Those Who Gave Lives Not Political Pawns

If every one of the people who perished in the Sept. 11 terrorist attacks were to be named and identified on TV, would it be considered an unpatriotic act? Of course not.

If every one of the people who perished in the Sept. 11 terrorist attacks were to be named and identified on TV, would it be considered an unpatriotic act? Of course not.

Yet somehow, in the wake of the controversy over the April 30 edition of ABC News' "Nightline," the idea of individually identifying America's war dead in Iraq is seen as motivated by liberal demagoguery and propaganda.

When I heard that "Nightline" would run the pictures and read the names of some 700-plus of our troops and non-combat personnel who have perished in Iraq, I thought maybe I'd gotten it wrong and that the show was actually being accused of having a "pro-war" agenda.

But that clearly wasn't how executives at Maryland-based Sinclair Broadcast Group, which owns more than 60 TV stations, saw things when it pulled its own act of partisanship by yanking the "Nightline" edition from its eight ABC affiliates. Sinclair said the broadcast was "motivated by a political agenda designed to undermine the efforts of the United States in Iraq." But the only agenda, of course, was Sinclair's.

Robert McChesney, president of Free Press--described as a national media reform group--stressed in an interview, "No one thinks for a second that this decision had anything to do with journalism."

We have to wonder why it's considered a slam at the president to name and honor those who have defended our country in battle. Are we pretending that nobody's really dying over there?

How else to explain the brouhaha that erupted over the release of the photos of the flag-draped coffins of America's service dead? Perhaps it played havoc with someone's disinformation campaign surrounding the Iraq War.

It turned out that the April 30 "Nightline" was tasteful, moving, extraordinary--and decidedly apolitical.

"Our goal was to elevate the fallen above the politics and the daily journalism," "Nightline" anchor Ted Koppel added in a closing thought, "and was neither intended to provoke opposition to the war, nor was it meant as an endorsement."

Unfortunately, in these incendiary times, there is no such thing as impartiality from the perspective of some. Everyone comes at these issues with his own biases firmly in place (me included). It's simply that some acknowledge it more readily than others.

As Koppel told the journalistic Web site Poynter Online before the show aired, "Why in heaven's name should one not be able to look at the faces and hear the names and see the ages of those young people who are not coming back alive and feel somehow ennobled by the fact that they were willing to give up their lives for something that is in the national interest of all of us?"

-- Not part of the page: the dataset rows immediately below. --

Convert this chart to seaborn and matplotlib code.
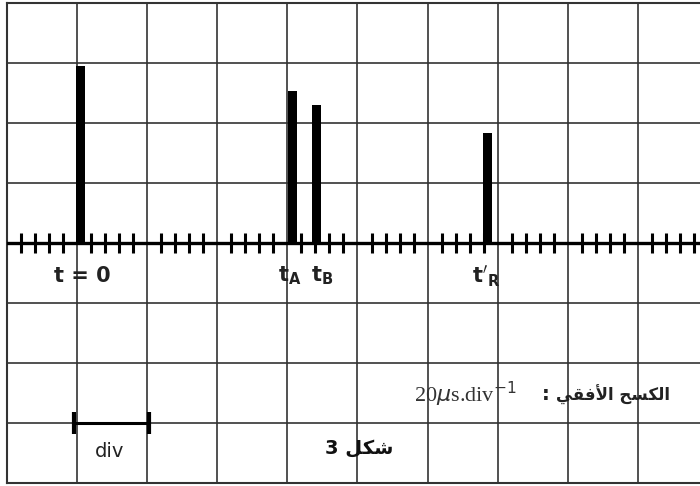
import numpy as np
import pandas as pd
import matplotlib.pyplot as plt
import seaborn as sns

# pulse positions (div from t = 0) and heights (div)
pulse_names = ["t0", "tA", "tB", "tR"]
pulse_pos = [0.05, 3.07, 3.41, 5.86]
pulse_height = [2.95, 2.53, 2.30, 1.83]
pulse_labels = ["t = 0", r"$\mathbf{t_A}$", r"$\mathbf{t_B}$", r"$\mathbf{t'_R}$"]
label_pos = [0.08, 3.03, 3.50, 5.84]

x_major = list(range(-1, 9))
y_major = list(range(-4, 5))
x_minor = [round(v, 1) for v in np.arange(-1, 9, 0.2) if abs(v - round(v)) > 1e-6]

sns.set_theme(style="white")
plt.rcParams["font.family"] = ["DejaVu Sans"]

df = pd.DataFrame({"pos": pulse_pos, "h": pulse_height, "name": pulse_names})

fig = plt.figure(figsize=(7, 4.86), dpi=100)
ax = fig.add_axes([7 / 700, 3 / 486, 693 / 700, 480 / 486])

min_gap = np.min(np.diff(sorted(pulse_pos)))
sns.barplot(data=df, x="pos", y="h", native_scale=True, width=0.13 / min_gap,
            color="black", errorbar=None, ax=ax, zorder=4,
            linewidth=0, edgecolor="black")

ax.set_xlim(-1, 8.886)
ax.set_ylim(-4, 4)
ax.set_xticks(x_major)
ax.set_yticks(y_major)
ax.grid(True, color="#333333", lw=1.2)
ax.tick_params(length=0, labelbottom=False, labelleft=False)
ax.set_xlabel("")
ax.set_ylabel("")
for side in ["left", "top", "bottom"]:
    ax.spines[side].set_color("#333333")
    ax.spines[side].set_linewidth(1.5)
ax.spines["right"].set_visible(False)

# time axis with graduations
ax.axhline(0, color="black", lw=2.4, zorder=3)
ax.vlines(x_minor, -0.17, 0.17, color="black", lw=2.2, zorder=3)

for lab, xp in zip(pulse_labels, label_pos):
    ax.text(xp, -0.55, lab, ha="center", va="center", fontsize=15,
            fontweight="bold", color="#222222")

# scale bar
ax.plot([-0.04, 1.03], [-3, -3], color="black", lw=2.2, zorder=4)
ax.vlines([-0.04, 1.03], -3.18, -2.82, color="black", lw=3, zorder=4)
ax.text(0.46, -3.48, "div", ha="center", va="center", fontsize=14, color="#222222")

# figure caption and sweep
ax.text(4.03, -3.42, "3 \uFEDE\uFEDC\uFEB7", ha="center", va="center",
        fontsize=14, fontweight="bold", color="#111111")
ax.text(8.46, -2.53, "\uFEF2\uFED8\uFED3\uFEF7\uFE8D \uFEA2\uFEB4\uFEDC\uFEDF\uFE8D",
        ha="right", va="center", fontsize=12, fontweight="bold", color="#222222")
ax.text(6.68, -2.53, ":", ha="center", va="center", fontsize=14,
        fontweight="bold", color="#222222")
ax.text(6.27, -2.53, r"20$\mu$s.div$^{-1}$", ha="right", va="center",
        fontsize=16, family="Liberation Serif", color="#333333")

fig.savefig("out.png", dpi=100)
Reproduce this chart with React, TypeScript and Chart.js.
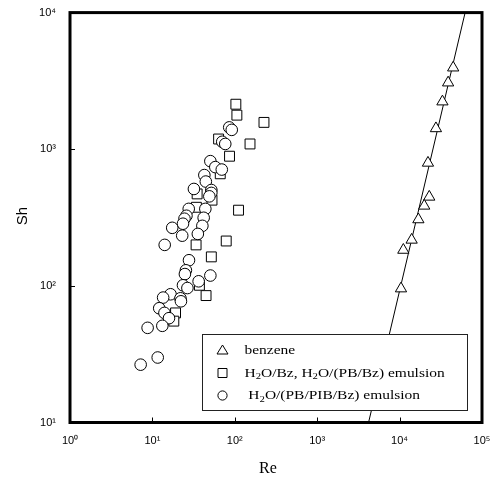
import React, { useEffect, useRef } from 'react';
import { Chart, registerables } from 'chart.js';

Chart.register(...registerables);

// benzene (triangles)
const benzeneRe = [44700, 38800, 33100, 27600, 22100, 22900, 19900, 16900, 14000, 11100, 10400];
const benzeneSh = [3950, 3070, 2230, 1420, 794, 448, 385, 306, 217, 183, 95.5];

// H2O/Bz, H2O/(PB/Bz) emulsion (squares)
const bzRe = [103, 106, 226, 153, 63.6, 86.3, 66.6, 34.9, 52.9, 34.2, 111, 33.9, 78.7, 51.9, 44.8, 19.1, 18.2, 37.2];
const bzSh = [2135, 1776, 1572, 1093, 1188, 889, 661, 471, 424, 376, 358, 199.5, 213, 163, 84.9, 63.4, 55.2, 101];

// H2O/(PB/PIB/Bz) emulsion (circles)
const pibRe = [85.6, 91.8, 70.4, 76.6, 50.5, 58.0, 69.5, 42.7, 44.5, 31.9, 51.9, 51.9, 49.1, 27.6, 43.9, 25.9, 24.5, 41.9, 23.5, 40.4, 17.4, 23.0, 35.6, 14.1, 27.8, 25.5, 24.8, 36.4, 50.5, 23.5, 26.6, 16.6, 13.5, 21.9, 22.2, 12.1, 14.0, 15.9, 13.2, 8.75, 11.6, 7.2];
const pibSh = [1445, 1386, 1134, 1093, 818, 740, 710, 647, 580, 512, 503, 479, 452, 366, 366, 326, 310, 315, 285, 275, 266, 233, 240, 199.5, 154, 130, 122, 108, 119, 101, 96.4, 86.8, 82.1, 81.1, 77.1, 68.6, 63.4, 58.0, 51.0, 49.3, 29.9, 26.5];

// fitted line for benzene
const fitRe = [4200, 62400];
const fitSh = [10, 10000];

const xTicks = [1, 10, 100, 1000, 10000, 100000];
const yTicks = [10, 100, 1000, 10000];
const xTitle = 'Re';
const yTitle = 'Sh';
const legendLabels = ['benzene', 'H₂O/Bz, H₂O/(PB/Bz) emulsion', ' H₂O/(PB/PIB/Bz) emulsion'];
const legendMarkers = ['triangle', 'rect', 'circle'];

const SUP = ['⁰', '¹', '²', '³', '⁴', '⁵', '⁶'];
const fmt = (v: number) => '10' + SUP[Math.round(Math.log10(v))];

const toPts = (xs: number[], ys: number[]) => xs.map((x, i) => ({ x, y: ys[i] }));

const drawRich = (ctx: CanvasRenderingContext2D, text: string, x: number, y: number, size: number) => {
  const parts = text.split('₂');
  let cx = x;
  parts.forEach((p, i) => {
    ctx.font = `${size}px "Liberation Serif", "Times New Roman", serif`;
    ctx.fillText(p, cx, y);
    cx += ctx.measureText(p).width;
    if (i < parts.length - 1) {
      ctx.font = `${Math.round(size * 0.68)}px "Liberation Serif", "Times New Roman", serif`;
      ctx.fillText('2', cx, y + size * 0.28);
      cx += ctx.measureText('2').width;
    }
  });
};

const framePlugin = {
  id: 'frame',
  afterDatasetsDraw(chart: any) {
    const { ctx, chartArea: a, scales } = chart;
    ctx.save();
    // inward ticks
    ctx.strokeStyle = '#000';
    ctx.lineWidth = 1;
    ctx.beginPath();
    xTicks.slice(1, -1).forEach((v) => {
      const px = Math.round(scales.x.getPixelForValue(v)) + 0.5;
      ctx.moveTo(px, a.bottom);
      ctx.lineTo(px, a.bottom - 5);
    });
    yTicks.slice(1, -1).forEach((v) => {
      const py = Math.round(scales.y.getPixelForValue(v)) + 0.5;
      ctx.moveTo(a.left, py);
      ctx.lineTo(a.left + 5, py);
    });
    ctx.stroke();
    // frame
    ctx.lineWidth = 3;
    ctx.strokeRect(a.left, a.top, a.right - a.left, a.bottom - a.top);

    // legend
    const lx = 202.5, ly = 334.5, lw = 265, lh = 76;
    ctx.fillStyle = '#fff';
    ctx.fillRect(lx, ly, lw, lh);
    ctx.lineWidth = 1;
    ctx.strokeStyle = '#222';
    ctx.strokeRect(lx, ly, lw, lh);
    const rows = [350, 372.5, 395];
    legendMarkers.forEach((m, i) => {
      const mx = 222.5, my = rows[i];
      ctx.beginPath();
      ctx.strokeStyle = '#000';
      ctx.fillStyle = '#fff';
      if (m === 'triangle') {
        ctx.moveTo(mx, my - 5);
        ctx.lineTo(mx + 5.5, my + 4);
        ctx.lineTo(mx - 5.5, my + 4);
        ctx.closePath();
      } else if (m === 'rect') {
        ctx.rect(mx - 4.5, my - 4, 9, 9);
      } else {
        ctx.arc(mx, my + 0.5, 4.6, 0, Math.PI * 2);
      }
      ctx.fill();
      ctx.stroke();
      ctx.fillStyle = '#000';
      ctx.textBaseline = 'middle';
      ctx.textAlign = 'left';
      ctx.save();
      ctx.translate(244.5, my + 1);
      ctx.scale(1.19, 1);
      drawRich(ctx, legendLabels[i], 0, 0, 13);
      ctx.restore();
    });

    // axis titles
    ctx.fillStyle = '#000';
    ctx.textAlign = 'center';
    ctx.textBaseline = 'middle';
    ctx.font = '16px "Liberation Serif", "Times New Roman", serif';
    ctx.fillText(xTitle, 268, 469);
    ctx.save();
    ctx.translate(23, 216);
    ctx.rotate(-Math.PI / 2);
    ctx.font = '15px "Liberation Sans", Arial, sans-serif';
    ctx.fillText(yTitle, 0, 0);
    ctx.restore();
    ctx.restore();
  },
};

export default function App() {
  const ref = useRef<HTMLCanvasElement>(null);
  useEffect(() => {
    const tickFont = { family: '"Liberation Sans", Arial, sans-serif', size: 11 };
    const chart = new Chart(ref.current as HTMLCanvasElement, {
      type: 'scatter',
      data: {
        datasets: [
          {
            label: 'fit',
            data: toPts(fitRe, fitSh),
            showLine: true,
            pointRadius: 0,
            borderColor: '#000',
            borderWidth: 1,
            order: 3,
          },
          {
            label: legendLabels[0],
            data: toPts(benzeneRe, benzeneSh),
            pointStyle: 'triangle',
            pointRadius: 6.5,
            pointBackgroundColor: '#fff',
            pointBorderColor: '#000',
            pointBorderWidth: 1,
            order: 2,
          },
          {
            label: legendLabels[1],
            data: toPts(bzRe, bzSh),
            pointStyle: 'rect',
            pointRadius: 7,
            pointBackgroundColor: '#fff',
            pointBorderColor: '#000',
            pointBorderWidth: 1,
            order: 1,
          },
          {
            label: legendLabels[2],
            data: toPts(pibRe, pibSh),
            pointStyle: 'circle',
            pointRadius: 5.8,
            pointBackgroundColor: '#fff',
            pointBorderColor: '#000',
            pointBorderWidth: 1,
            order: 0,
          },
        ],
      },
      options: {
        responsive: false,
        devicePixelRatio: 1,
        animation: false,
        layout: { padding: { left: 0, top: 10, right: 14, bottom: 0 } },
        plugins: { legend: { display: false }, tooltip: { enabled: false } },
        scales: {
          x: {
            type: 'logarithmic',
            min: 1,
            max: 100000,
            grid: { display: false },
            border: { display: false },
            afterBuildTicks: (s: any) => {
              s.ticks = xTicks.map((v) => ({ value: v }));
            },
            afterFit: (s: any) => {
              s.height = 61.5;
            },
            ticks: {
              padding: 4,
              color: '#000',
              font: tickFont,
              maxRotation: 0,
              autoSkip: false,
              callback: (v: any) => fmt(Number(v)),
            },
          },
          y: {
            type: 'logarithmic',
            min: 10,
            max: 10000,
            grid: { display: false },
            border: { display: false },
            afterBuildTicks: (s: any) => {
              s.ticks = yTicks.map((v) => ({ value: v }));
            },
            afterFit: (s: any) => {
              s.width = 70;
            },
            ticks: {
              padding: 6,
              color: '#000',
              font: tickFont,
              autoSkip: false,
              callback: (v: any) => fmt(Number(v)),
            },
          },
        },
      } as any,
      plugins: [framePlugin],
    });
    return () => chart.destroy();
  }, []);
  return (
    <div style={{ position: 'fixed', left: 0, top: 0, width: 496, height: 484, background: '#fff' }}>
      <canvas ref={ref} width={496} height={484} style={{ display: 'block' }} />
    </div>
  );
}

I'll tell you why not: Because we're waist-deep in the big muddy with a White House and Congress that has let its intolerant will be known--and it's the big media congloms and station groups who are repeatedly being obliged to blink.

There's a strict and increasingly puritan new moral code, and one had best get with the program or pay the price, financially and otherwise. The "Nightline" furor is simply another offshoot of this larger picture, where corporations feel compelled to do content suppression back flips and then beg for treats like so many lapdogs.

One would hope that the next step isn't having to send rough-cuts of primetime shows to the Office of Homeland Security for pre-approval. But these days, all bets are off.